MATERIAL:

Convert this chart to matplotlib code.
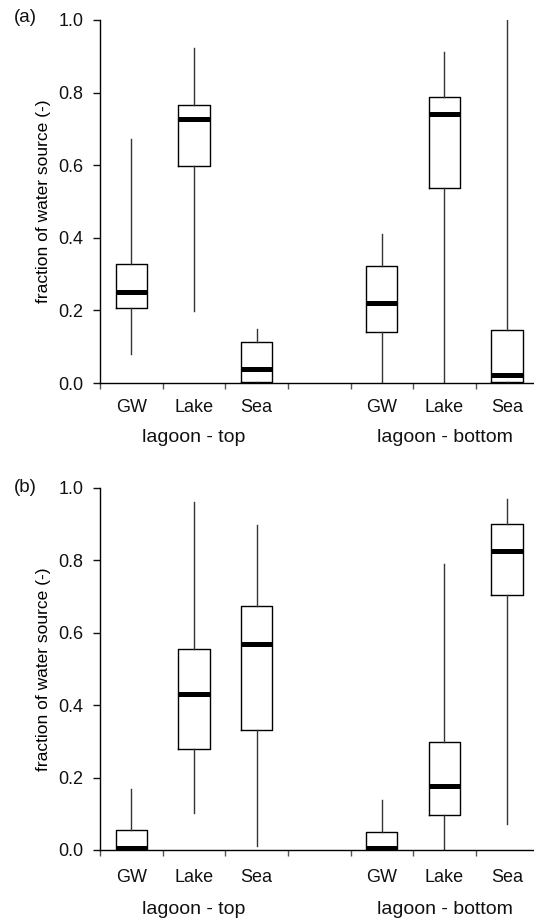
"""Box plots of water source fractions (lagoon top / bottom)"""
import matplotlib
matplotlib.use('Agg')
import matplotlib.pyplot as plt
import matplotlib.transforms as mtransforms

plt.rcParams['font.family'] = ['Liberation Sans', 'DejaVu Sans']

sources = ['GW', 'Lake', 'Sea']
groups = ['lagoon - top', 'lagoon - bottom']

# box stats per panel: order GW, Lake, Sea (top) then GW, Lake, Sea (bottom)
a_whislo = [0.080, 0.198, 0.000, 0.000, 0.000, 0.000]
a_q1 = [0.207, 0.598, 0.003, 0.140, 0.537, 0.003]
a_med = [0.251, 0.727, 0.039, 0.220, 0.741, 0.022]
a_q3 = [0.328, 0.766, 0.113, 0.322, 0.788, 0.146]
a_whishi = [0.672, 0.923, 0.149, 0.410, 0.912, 1.000]

b_whislo = [0.000, 0.102, 0.011, 0.000, 0.000, 0.072]
b_q1 = [0.000, 0.279, 0.331, 0.000, 0.097, 0.704]
b_med = [0.006, 0.431, 0.569, 0.006, 0.177, 0.826]
b_q3 = [0.055, 0.555, 0.674, 0.050, 0.298, 0.901]
b_whishi = [0.168, 0.961, 0.898, 0.138, 0.790, 0.970]

positions = [0.5, 1.5, 2.5, 4.5, 5.5, 6.5]

W, H = 534, 923
fig = plt.figure(figsize=(W / 100, H / 100), dpi=100)


def px_axes(top, bottom):
    left = 100
    return fig.add_axes([left / W, 1 - bottom / H, (W - left) / W, (bottom - top) / H])


def draw_panel(ax, whislo, q1, med, q3, whishi, letter, tick_off, group_off):
    stats = []
    for i in range(len(positions)):
        stats.append({'whislo': whislo[i], 'q1': q1[i], 'med': med[i],
                      'q3': q3[i], 'whishi': whishi[i], 'fliers': []})
    ax.bxp(stats, positions=positions, widths=0.5, showcaps=False,
           showfliers=False, patch_artist=False,
           boxprops=dict(color='black', linewidth=1.0),
           whiskerprops=dict(color='#333333', linewidth=1.0),
           medianprops=dict(color='black', linewidth=3.6, solid_capstyle='butt'))

    ax.set_xlim(0, 6.93)
    ax.set_ylim(0, 1.0)
    for s in ['top', 'right']:
        ax.spines[s].set_visible(False)
    ax.spines['left'].set_linewidth(1.0)
    ax.spines['bottom'].set_linewidth(1.0)

    ax.set_yticks([0.0, 0.2, 0.4, 0.6, 0.8, 1.0])
    ax.set_yticklabels(['0.0', '0.2', '0.4', '0.6', '0.8', '1.0'])
    ax.tick_params(axis='y', direction='out', length=5, width=1, pad=7,
                   labelsize=13, colors='#111111')
    ax.set_xticks(range(7))
    ax.set_xticklabels([])
    ax.tick_params(axis='x', direction='out', length=4, width=1, color='#555555')
    ax.set_ylabel('fraction of water source (-)', fontsize=12.5, labelpad=5)

    trans = mtransforms.blended_transform_factory(ax.transData, ax.transAxes)
    off = mtransforms.ScaledTranslation(0, -tick_off / 100, fig.dpi_scale_trans)
    goff = mtransforms.ScaledTranslation(0, -group_off / 100, fig.dpi_scale_trans)
    for i, p in enumerate(positions):
        ax.text(p, 0, sources[i % 3], transform=trans + off, ha='center',
                va='center', fontsize=13, color='#111111')
    for g, p in zip(groups, [1.5, 5.5]):
        ax.text(p, 0, g, transform=trans + goff, ha='center', va='center',
                fontsize=14, color='#111111')
    fig.text(25 / W, 1 - letter / H, '(a)' if letter < 400 else '(b)',
             ha='center', va='center', fontsize=13.5, color='#111111')


ax1 = px_axes(20, 383)
draw_panel(ax1, a_whislo, a_q1, a_med, a_q3, a_whishi, 18, 25, 54)

ax2 = px_axes(488, 850)
draw_panel(ax2, b_whislo, b_q1, b_med, b_q3, b_whishi, 488, 27, 59)

fig.savefig('out.png', dpi=100)
plt.close(fig)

INSTRUCTION: Return nothing but the lines running from the start of the data to the line with "groups = ['lagoon - top', 'lagoon - bottom']", please, both ends included and no pictures.

REPLY TO THE TASK:
Convert this chart to matplotlib code.
"""Box plots of water source fractions (lagoon top / bottom)"""
import matplotlib
matplotlib.use('Agg')
import matplotlib.pyplot as plt
import matplotlib.transforms as mtransforms

plt.rcParams['font.family'] = ['Liberation Sans', 'DejaVu Sans']

sources = ['GW', 'Lake', 'Sea']
groups = ['lagoon - top', 'lagoon - bottom']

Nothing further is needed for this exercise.